La columna de hace dos semanas tiene su origen en una de las noticias más desagradables que he leído en los últimos tiempos. Un partido de fútbol base tuvo que ser suspendido por los insultos racistas a un niño. Una de esas noticias que nos pone ante el espejo: ¿somos una sociedad racista?

Una de las nuevas condiciones que me ha generado ser padre es la de convertirme en padre de un pequeño futbolista. Desde hace unos meses mi hijo da patadas al balón en el equipo del barrio. Aunque sé que no me va a sacar de pobre, me encanta ver la ilusión con la que se pone el chándal del equipo y se va a entrenar o a jugar los partidos. 
Tengo que confesar, ahora que estamos en confianza, que apenas voy a verlo. No por él, sino por mi. No quiero dejarme arrastrar por esa pasión exacerbada que los progenitores de futuras estrellas tienen en las gradas. Es cierto que aún es pronto y que mi hijo y sus amigos conservan la inocencia de creer que llegarán a ser Messi o Cristiano. 
No sé si a los 11 o 12 años sigues manteniendo esa inocencia o simplemente juegas al fútbol por estar con tus amigos, por pasarlo bien, por hacer deporte. Lo que estoy seguro es que a los 11 años, ya te has dado cuenta de que tu color de piel es distinto al de la mayoría de los que viven al tu alrededor, de que eres negro. Probablemente, aun habiendo nacido en el mismo barrio, aun yendo al mismo colegio, aun jugando en el mismo equipo de fútbol, te das cuenta de que te tratan un poco distinto. A veces, incluso, te insultan. 

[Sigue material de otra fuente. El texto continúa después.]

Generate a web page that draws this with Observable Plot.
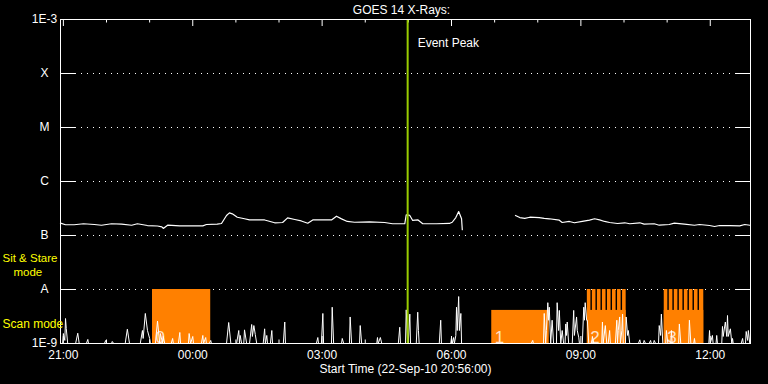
<!DOCTYPE html>
<html><head><meta charset="utf-8">
<script src="https://cdn.jsdelivr.net/npm/d3@7"></script>
<script src="https://cdn.jsdelivr.net/npm/@observablehq/plot@0.6"></script>
<style>html,body{margin:0;padding:0;background:#000;} svg{display:block}</style>
</head><body><div id="chart"></div>
<script>
// ---- data ----
const titleText = "GOES 14 X-Rays:";
const startText = "Start Time (22-Sep-10 20:56:00)";
const xTickLabels = ["21:00", "00:00", "03:00", "06:00", "09:00", "12:00"];
const yTickValues = [1e-9, 1e-8, 1e-7, 1e-6, 1e-5, 1e-4, 1e-3];
const yTickLabels = ["1E-9", "A", "B", "C", "M", "X", "1E-3"];
const gridValues = [1e-8, 1e-7, 1e-6, 1e-5, 1e-4];
const eventPeak = "04:59";
const eventLabel = "Event Peak";

// GOES long channel: [minutes since 20:56, flux in 1e-7 W/m2]; NaN = data gap
const xray = [[0,1.69],[7,1.58],[19,1.58],[32,1.65],[47,1.60],[57,1.55],[71,1.65],[85,1.62],[99,1.55],[107,1.65],
[121,1.53],[135,1.50],[141,1.45],[143,1.35],[149,1.55],[166,1.51],[186,1.51],[198,1.51],[203,1.60],[218,1.62],
[224,1.67],[231,2.35],[235,2.62],[239,2.52],[246,2.18],[256,2.04],[263,1.94],[284,1.94],[298,1.72],[309,1.74],
[316,2.12],[326,1.98],[335,1.86],[344,1.69],[351,1.94],[365,1.95],[377,1.94],[384,2.28],[391,2.03],[399,1.82],
[409,1.76],[430,1.79],[451,1.74],[462,1.65],[479,1.65],[481,2.42],[486,2.35],[490,1.90],[497,1.95],[504,1.65],
[523,1.65],[541,1.67],[545,1.76],[550,2.15],[554,2.78],[558,2.04],[559,1.28],[595,NaN],
[633,2.35],[639,2.15],[646,2.07],[653,2.18],[666,2.15],[673,2.07],[680,2.04],[694,1.92],[698,1.74],[708,1.82],
[715,1.72],[726,1.82],[736,1.92],[743,2.04],[750,1.95],[757,1.82],[764,1.74],[775,1.67],[785,1.72],[792,1.65],
[806,1.72],[812,1.62],[826,1.65],[833,1.55],[847,1.60],[854,1.69],[868,1.62],[882,1.55],[889,1.60],[903,1.53],
[910,1.47],[917,1.53],[931,1.53],[945,1.51],[952,1.60],[959,1.55]];

// low-level channel: [minutes since 20:56, flux in 1e-9 W/m2]
const lowChan = [[0,1.0],[3,1.0],[4,1.53],[6,1.14],[7,2.9],[8,1.9],[10,1.0],
[21,1.0],[24,1.55],[26,1.0],[36,1.0],[38,1.19],[39,1.0],[61,1.0],[63,1.14],[64,1.0],
[71,1.0],[72,1.09],[74,1.0],[90,1.0],[93,1.84],[96,1.0],
[111,1.0],[114,1.74],[115,1.24],[118,3.6],[121,1.74],[124,1.24],[125,1.0],
[132,1.0],[135,2.6],[138,1.0],[139,1.53],[142,1.0],[143,1.35],[145,1.0],
[154,1.0],[156,1.24],[157,1.0],[164,1.0],[166,1.6],[167,1.0],
[178,1.0],[179,1.53],[181,1.0],[184,1.35],[185,1.0],
[196,1.0],[198,1.41],[199,1.0],[202,1.29],[203,1.0],[207,1.0],[209,1.14],[210,1.0],
[231,1.0],[234,2.45],[237,1.0],[245,1.0],[248,1.74],[249,1.0],[250,1.41],[252,1.0],
[255,1.0],[256,1.79],[259,1.0],[263,1.0],[266,2.25],[267,1.35],[269,2.15],[271,1.47],[273,1.0],
[282,1.0],[284,1.87],[285,1.0],[287,1.41],[288,1.0],[292,1.0],[294,1.74],[295,1.0],
[310,1.0],[312,2.5],[313,1.0],[356,1.0],[358,1.29],[359,1.0],[363,1.0],[365,3.6],[366,1.0],
[377,1.0],[378,4.7],[380,1.0],[391,1.0],[392,1.24],[394,1.0],[402,1.0],[403,3.1],[405,1.0],
[416,1.0],[417,2.15],[419,1.0],[440,1.0],[441,1.29],[442,1.0],[445,1.29],[447,1.0],
[470,1.0],[472,2.0],[473,1.0],[480,1.0],[481,4.2],[483,1.0],[484,1.14],[486,3.5],[487,1.0],
[495,1.0],[497,3.8],[498,1.74],[499,1.0],[527,1.0],[529,2.7],[530,1.0],
[543,1.0],[544,1.29],[545,1.0],[547,1.29],[548,1.0],[550,1.41],[551,4.7],[552,1.74],[554,7.4],[555,1.74],[557,3.6],[558,1.0],
[655,1.0],[657,1.14],[658,1.0],
[672,1.0],[673,3.6],[675,1.0],[676,1.74],[678,5.7],[679,2.7],[680,4.7],[682,1.0],[684,2.7],[686,1.0],
[690,1.0],[691,5.7],[693,1.74],[694,4.1],[696,1.0],[698,1.74],[700,1.0],
[702,1.0],[703,2.3],[704,1.41],[705,2.5],[707,1.0],
[712,1.0],[714,4.1],[715,1.41],[718,3.1],[719,1.74],[721,1.31],[722,1.0],
[726,1.0],[728,4.7],[729,2.7],[730,5.7],[732,2.7],[733,2.7],[735,1.0],
[739,1.0],[740,1.35],[742,1.0],[753,1.0],[754,2.5],[755,1.0],[758,2.15],[760,1.0],
[762,1.0],[764,1.74],[765,1.0],
[772,1.0],[774,2.7],[775,1.0],[776,1.74],[778,3.1],[779,1.0],[781,1.74],[782,3.5],[783,1.0],
[786,1.0],[787,3.1],[789,1.41],[790,1.74],[792,1.0],
[804,1.0],[806,1.17],[807,1.0],[811,1.0],[812,1.14],[814,1.0],[819,1.0],[821,1.14],[822,1.0],
[825,1.0],[826,1.14],[828,1.0],[832,1.0],[833,2.15],[835,1.41],[836,3.5],[838,1.0],
[842,1.0],[843,1.74],[845,1.0],[849,1.0],[850,1.74],[851,1.0],[860,1.0],[861,2.3],[863,1.0],
[874,1.0],[875,2.7],[877,1.0],[881,1.0],[882,1.24],[883,1.0],
[902,1.0],[903,1.74],[904,1.0],[907,1.41],[908,1.0],[912,1.0],[913,1.41],[914,1.0],
[920,1.0],[921,2.07],[922,1.35],[925,2.5],[927,1.35],[928,3.3],[929,1.35],[932,1.87],[934,1.0],[935,1.24],[936,1.0],
[947,1.0],[949,1.24],[950,1.0],[953,1.0],[954,1.67],[956,1.14],[957,1.74],[959,1.0],[960,1.0]];

// observing-mode blocks (minutes since start), top level in 1e-9 units, and numbers
const blockStart = [128, 600, 733, 840];
const blockEnd   = [209, 680, 787, 895];
const blockTopE9 = [10, 4.1, 4.1, 4.1];
const blockLabel = ["0", "1", "2", "3"];
// sit & stare pulses (minutes since start)
const stareStart = [733, 740, 747, 754, 761, 768, 775, 782, 840, 847, 854, 861, 868, 875, 882, 889];
const stareEnd   = [738, 745, 752, 759, 766, 773, 780, 787, 845, 852, 859, 866, 873, 880, 887, 895];
const stareTopE9 = 10;

// ---- helpers ----
const T0 = Date.UTC(2010, 8, 22, 20, 56);
const at = m => new Date(T0 + m * 60000);
const clock = s => { const [h, mm] = s.split(":").map(Number); return new Date(Date.UTC(2010, 8, h >= 20 ? 22 : 23, h, mm)); };

const blocks = blockStart.map((s, i) => ({s, e: blockEnd[i], top: blockTopE9[i] * 1e-9, label: blockLabel[i]}));
const stares = stareStart.map((s, i) => ({s, e: stareEnd[i]}));
const xTicks = xTickLabels.map(clock);
const hours = d3.utcHour.range(at(0), at(960));
const majorHours = hours.filter(d => d.getUTCHours() % 3 === 0);
const minorHours = hours.filter(d => d.getUTCHours() % 3 !== 0);
const FH = 324, FW = 690;
const W = "#ffffff";
const Y = "#ffff00";

const chart = Plot.plot({
  width: 768, height: 384,
  marginLeft: 60, marginRight: 18, marginTop: 19, marginBottom: 41,
  style: {background: "#000", color: W, fontFamily: "'Liberation Sans', sans-serif", fontSize: "12px"},
  x: {type: "utc", domain: [at(0), at(960)], axis: null},
  y: {type: "log", domain: [1e-9, 1e-3], axis: null},
  marks: [
    Plot.ruleY(gridValues, {stroke: W, strokeDasharray: "1 5", insetLeft: 15, insetRight: 15}),
    Plot.ruleY(gridValues, {stroke: W, insetRight: FW - 15}),
    Plot.ruleY(gridValues, {stroke: W, insetLeft: FW - 15}),
    Plot.ruleX(majorHours, {stroke: W, insetBottom: FH - 7}),
    Plot.ruleX(minorHours, {stroke: W, insetBottom: FH - 3.5}),
    Plot.ruleX(majorHours, {stroke: W, insetTop: FH - 7}),
    Plot.ruleX(minorHours, {stroke: W, insetTop: FH - 3.5}),
    Plot.rect(blocks, {x1: d => at(d.s), x2: d => at(d.e), y1: 1e-9, y2: d => d.top, fill: "#ff8000"}),
    Plot.rect(stares, {x1: d => at(d.s), x2: d => at(d.e), y1: 1e-9, y2: stareTopE9 * 1e-9, fill: "#ff8000"}),
    Plot.text(blocks, {x: d => at(d.s), y: 1e-9, text: d => d.label, textAnchor: "start", lineAnchor: "bottom", dx: 3, dy: -1, fontSize: 17, fill: "#ffe2c8"}),
    Plot.line(lowChan, {x: d => at(d[0]), y: d => d[1] * 1e-9, stroke: W, strokeWidth: 1}),
    Plot.line(xray, {x: d => at(d[0]), y: d => d[1] * 1e-7, stroke: W, strokeWidth: 1.2}),
    Plot.ruleX([clock(eventPeak)], {stroke: "#99cc00", strokeWidth: 2}),
    Plot.text([eventLabel], {x: () => clock(eventPeak), text: d => d, frameAnchor: "top", lineAnchor: "middle", dx: 10, dy: 24, textAnchor: "start", fill: W}),
    Plot.frame({stroke: W}),
    Plot.text(yTickValues, {y: d => d, text: (d, i) => yTickLabels[i], frameAnchor: "left", lineAnchor: "middle", dx: -16, textAnchor: "middle", fill: W}),
    Plot.text(xTicks, {x: d => d, text: (d, i) => xTickLabels[i], frameAnchor: "bottom", lineAnchor: "middle", dy: 12, fill: W}),
    Plot.text([titleText], {text: d => d, frameAnchor: "top", lineAnchor: "middle", dy: -9, dx: -4, fill: W}),
    Plot.text([startText], {text: d => d, frameAnchor: "bottom", lineAnchor: "middle", dy: 26, fill: W}),
    Plot.text(["Sit & Stare"], {text: d => d, frameAnchor: "bottom-left", lineAnchor: "middle", dx: -58, dy: -85, textAnchor: "start", fill: Y, fontSize: 11.5}),
    Plot.text(["mode"], {text: d => d, frameAnchor: "bottom-left", lineAnchor: "middle", dx: -47, dy: -71, textAnchor: "start", fill: Y, fontSize: 11.5}),
    Plot.text(["Scan mode"], {text: d => d, frameAnchor: "bottom-left", lineAnchor: "middle", dx: -58, dy: -19, textAnchor: "start", fill: Y, fontSize: 12})
  ]
});
document.getElementById("chart").append(chart);
</script>
</body></html>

Eso fue lo que le pasó el otro día a un niño de once años cuando jugaba al fútbol. Un tipo en la grada comenzó a proferir insultos racistas. Y el niño, con sus nobles once años, con su sueño de ser Messi o Eto’o comenzó a llorar y le dijo al árbitro que no quería seguir jugando. El maldito racista le había arruinado su día de fútbol, le había amargado la fiesta que para cualquier niño es ponerse las botas, el uniforme y el chándal de su equipo. 
Es una anécdota, sí. Pero no. En el año 2014 los crímenes de odio racial crecieron en España un 24%. Vivimos en una sociedad distinta. Una sociedad que ha dejado de ser tan homogénea cultural, racial y religiosamente como la de nuestros padres. Y que lo será menos para nuestros hijos. Hay cinco millones de personas en España que no son españoles y otro millón que se ha nacionalizado pese a haber nacido fuera de nuestras fronteras.
Entre ellos hay negros, chinos, musulmanes, latinos,… Quien no se dé cuenta de eso, quien pretenda revertir eso, está viviendo en el momento equivocado en el país equivocado. Por eso, contra las actitudes racistas hay que ser socialmente intolerantes. No basta sólo con secar las lágrimas de ese niño al que no le dejaron jugar al fútbol en paz. Se trata de callar las voces de los energúmenos malnacidos que le gritan a un niño de once años por ser negro.